= INSTRUCTION =
Search the material below for the string "with" and list each line that holds it.

++++ PROVIDED DATA ++++

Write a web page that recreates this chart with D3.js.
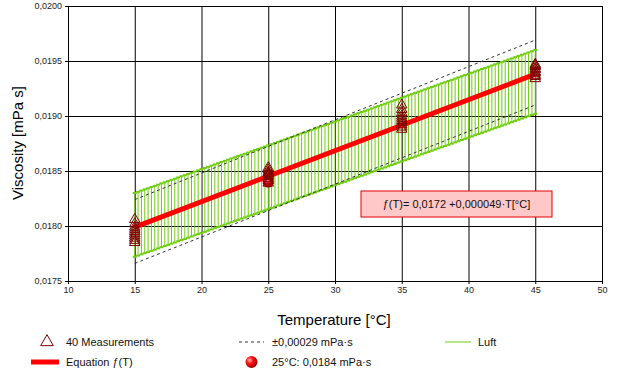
<!DOCTYPE html>
<html><head><meta charset="UTF-8"><style>
body { margin: 0; background: #fff; }
svg { font-family: "Liberation Sans", Arial, sans-serif; }
.axis .domain { stroke: #000; }
.axis text { fill: #222; font-size: 9px; }
.grid .domain { display: none; }
.grid line { stroke: #000; }
</style>
</head>
<body>
<svg width="618" height="376"></svg>
<script src="https://cdn.jsdelivr.net/npm/d3@7"></script>
<script>

var xTicks = [10, 15, 20, 25, 30, 35, 40, 45, 50];
var yTicks = [0.0175, 0.0180, 0.0185, 0.0190, 0.0195, 0.0200];
var yTickLabels = ["0,0175", "0,0180", "0,0185", "0,0190", "0,0195", "0,0200"];

// 40 measurements, 10 at each temperature
var measT = [15, 25, 35, 45];
var measV = [
    [0.01806, 0.01802, 0.01799, 0.01797, 0.01795, 0.01793, 0.01791, 0.01789, 0.01787, 0.01785],
    [0.01853, 0.01851, 0.01849, 0.01848, 0.01847, 0.01846, 0.01845, 0.01843, 0.01841, 0.01839],
    [0.01910, 0.01906, 0.01903, 0.01900, 0.01898, 0.01896, 0.01894, 0.01892, 0.01890, 0.01888],
    [0.01947, 0.01946, 0.01945, 0.01943, 0.01942, 0.01940, 0.01939, 0.01937, 0.01936, 0.01934]
];

// fitted line f(T) and the +/- band (dashed)
var fitT = [15, 45];
var fitV = [0.01799, 0.01938];
var bandUpper = [0.01824, 0.01969];
var bandLower = [0.01766, 0.01910];

// Luft reference, every 0.25 degC from 15 to 45, with error bars
var luftStart = 15, luftStep = 0.25;
var luftErr = 0.00029;
var luftV = [
    0.018010, 0.018021, 0.018032, 0.018043, 0.018053, 0.018064, 0.018075, 0.018086, 0.018097, 0.018107,
    0.018118, 0.018129, 0.018140, 0.018151, 0.018162, 0.018172, 0.018183, 0.018194, 0.018205, 0.018216,
    0.018227, 0.018237, 0.018248, 0.018259, 0.018270, 0.018281, 0.018292, 0.018302, 0.018313, 0.018324,
    0.018335, 0.018346, 0.018357, 0.018367, 0.018378, 0.018389, 0.018400, 0.018411, 0.018422, 0.018432,
    0.018443, 0.018454, 0.018465, 0.018476, 0.018487, 0.018497, 0.018508, 0.018519, 0.018530, 0.018541,
    0.018552, 0.018562, 0.018573, 0.018584, 0.018595, 0.018606, 0.018617, 0.018627, 0.018638, 0.018649,
    0.018660, 0.018671, 0.018682, 0.018692, 0.018703, 0.018714, 0.018725, 0.018736, 0.018747, 0.018757,
    0.018768, 0.018779, 0.018790, 0.018801, 0.018812, 0.018822, 0.018833, 0.018844, 0.018855, 0.018866,
    0.018877, 0.018887, 0.018898, 0.018909, 0.018920, 0.018931, 0.018942, 0.018952, 0.018963, 0.018974,
    0.018985, 0.018996, 0.019007, 0.019017, 0.019028, 0.019039, 0.019050, 0.019061, 0.019072, 0.019082,
    0.019093, 0.019104, 0.019115, 0.019126, 0.019137, 0.019147, 0.019158, 0.019169, 0.019180, 0.019191,
    0.019202, 0.019212, 0.019223, 0.019234, 0.019245, 0.019256, 0.019267, 0.019277, 0.019288, 0.019299,
    0.019310
];

var refPoint = { t: 25, v: 0.0184 };
var equationText = "\u0192(T)= 0,0172 +0,000049\u00b7T[\u00b0C]";

var svg = d3.select("svg"),
    margin = {top: 6, right: 16, bottom: 95, left: 68},
    width = +svg.attr("width") - margin.left - margin.right,
    height = +svg.attr("height") - margin.top - margin.bottom,
    g = svg.append("g").attr("transform", "translate(" + margin.left + "," + margin.top + ")");

var x = d3.scaleLinear().domain([10, 50]).range([0, width]);
var y = d3.scaleLinear().domain([0.0175, 0.0200]).range([height, 0]);

var green = "#6fcc10";

var defs = svg.append("defs");
var grad = defs.append("radialGradient").attr("id", "ball")
    .attr("cx", "35%").attr("cy", "35%").attr("r", "65%");
grad.append("stop").attr("offset", "0%").attr("stop-color", "#ffb0b0");
grad.append("stop").attr("offset", "45%").attr("stop-color", "#ff1010");
grad.append("stop").attr("offset", "100%").attr("stop-color", "#a00000");

// grid
g.append("g")
    .attr("class", "grid")
    .call(d3.axisLeft(y).tickValues(yTicks).tickSize(-width).tickFormat(""));
g.append("g")
    .attr("class", "grid")
    .attr("transform", "translate(0," + height + ")")
    .call(d3.axisBottom(x).tickValues(xTicks).tickSize(height).tickFormat(""))
  .selectAll("line")
    .attr("y2", -height);

// axes
g.append("g")
    .attr("class", "axis")
    .call(d3.axisLeft(y).tickValues(yTicks).tickSize(3).tickSizeOuter(0)
        .tickFormat(function(d, i) { return yTickLabels[i]; }));
g.append("g")
    .attr("class", "axis")
    .attr("transform", "translate(0," + height + ")")
    .call(d3.axisBottom(x).tickValues(xTicks).tickSize(3).tickSizeOuter(0));

// Luft error bars
var luft = luftV.map(function(v, i) { return { t: luftStart + i * luftStep, v: v }; });
var bars = g.append("g").attr("stroke", green);
bars.selectAll("line.v")
    .data(luft)
    .enter().append("line")
      .attr("x1", function(d) { return x(d.t); })
      .attr("x2", function(d) { return x(d.t); })
      .attr("y1", function(d) { return y(d.v + luftErr); })
      .attr("y2", function(d) { return y(d.v - luftErr); })
      .attr("stroke-width", 1);
[luftErr, -luftErr].forEach(function(e) {
  bars.selectAll(null)
    .data(luft)
    .enter().append("line")
      .attr("x1", function(d) { return x(d.t) - 2; })
      .attr("x2", function(d) { return x(d.t) + 2; })
      .attr("y1", function(d) { return y(d.v + e); })
      .attr("y2", function(d) { return y(d.v + e); })
      .attr("stroke-width", 2);
});

// dashed band
[bandUpper, bandLower].forEach(function(b) {
  g.append("line")
      .attr("x1", x(fitT[0])).attr("x2", x(fitT[1]))
      .attr("y1", y(b[0])).attr("y2", y(b[1]))
      .attr("stroke", "#333")
      .attr("stroke-dasharray", "3,3");
});

// fit line
g.append("line")
    .attr("x1", x(fitT[0])).attr("x2", x(fitT[1]))
    .attr("y1", y(fitV[0])).attr("y2", y(fitV[1]))
    .attr("stroke", "#ff0000")
    .attr("stroke-width", 5);

// reference point
g.append("circle")
    .attr("cx", x(refPoint.t)).attr("cy", y(refPoint.v))
    .attr("r", 5.5)
    .attr("fill", "url(#ball)");

// measurements
var tri = d3.symbol().type(d3.symbolTriangle).size(48);
var meas = [];
measT.forEach(function(t, i) { measV[i].forEach(function(v) { meas.push({ t: t, v: v }); }); });
g.append("g")
  .selectAll("path")
  .data(meas)
  .enter().append("path")
    .attr("transform", function(d) { return "translate(" + x(d.t) + "," + y(d.v) + ")"; })
    .attr("d", tri)
    .attr("fill", "none")
    .attr("stroke", "#800000")
    .attr("stroke-width", 1);

// equation box
var box = g.append("g").attr("transform", "translate(" + (361 - margin.left) + "," + (191 - margin.top) + ")");
box.append("rect")
    .attr("width", 191).attr("height", 26)
    .attr("fill", "#ffc8c8")
    .attr("stroke", "#e00000");
box.append("text")
    .attr("x", 95.5).attr("y", 13).attr("dy", "0.35em")
    .attr("text-anchor", "middle")
    .attr("font-size", 11)
    .attr("fill", "#111")
    .text(equationText);

// axis titles
svg.append("text")
    .attr("transform", "translate(23,143) rotate(-90)")
    .attr("text-anchor", "middle")
    .attr("font-size", 15)
    .text("Viscosity [mPa s]");
svg.append("text")
    .attr("x", 334).attr("y", 320).attr("dy", "0.35em")
    .attr("text-anchor", "middle")
    .attr("font-size", 15)
    .text("Temperature [\u00b0C]");

// legend
var legend = svg.append("g").attr("font-size", 11).attr("fill", "#111");
legend.append("path")
    .attr("transform", "translate(47,342)")
    .attr("d", d3.symbol().type(d3.symbolTriangle).size(70)())
    .attr("fill", "none").attr("stroke", "#800000");
legend.append("text").attr("x", 66).attr("y", 342).attr("dy", "0.35em").text("40 Measurements");

legend.append("line").attr("x1", 31).attr("x2", 59).attr("y1", 362).attr("y2", 362)
    .attr("stroke", "#ff0000").attr("stroke-width", 5);
legend.append("text").attr("x", 66).attr("y", 362).attr("dy", "0.35em").text("Equation \u0192(T)");

legend.append("line").attr("x1", 239).attr("x2", 264).attr("y1", 342).attr("y2", 342)
    .attr("stroke", "#333").attr("stroke-dasharray", "3,3");
legend.append("text").attr("x", 272).attr("y", 342).attr("dy", "0.35em").text("\u00b10,00029 mPa\u00b7s");

legend.append("circle").attr("cx", 251.5).attr("cy", 362).attr("r", 6).attr("fill", "url(#ball)");
legend.append("text").attr("x", 272).attr("y", 362).attr("dy", "0.35em").text("25\u00b0C: 0,0184 mPa\u00b7s");

legend.append("line").attr("x1", 445).attr("x2", 471).attr("y1", 342).attr("y2", 342)
    .attr("stroke", green);
legend.append("text").attr("x", 478).attr("y", 342).attr("dy", "0.35em").text("Luft");

</script>
</body></html>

++++

= PROBLEM SOLUTION =
Write a web page that recreates this chart with D3.js.
// Luft reference, every 0.25 degC from 15 to 45, with error bars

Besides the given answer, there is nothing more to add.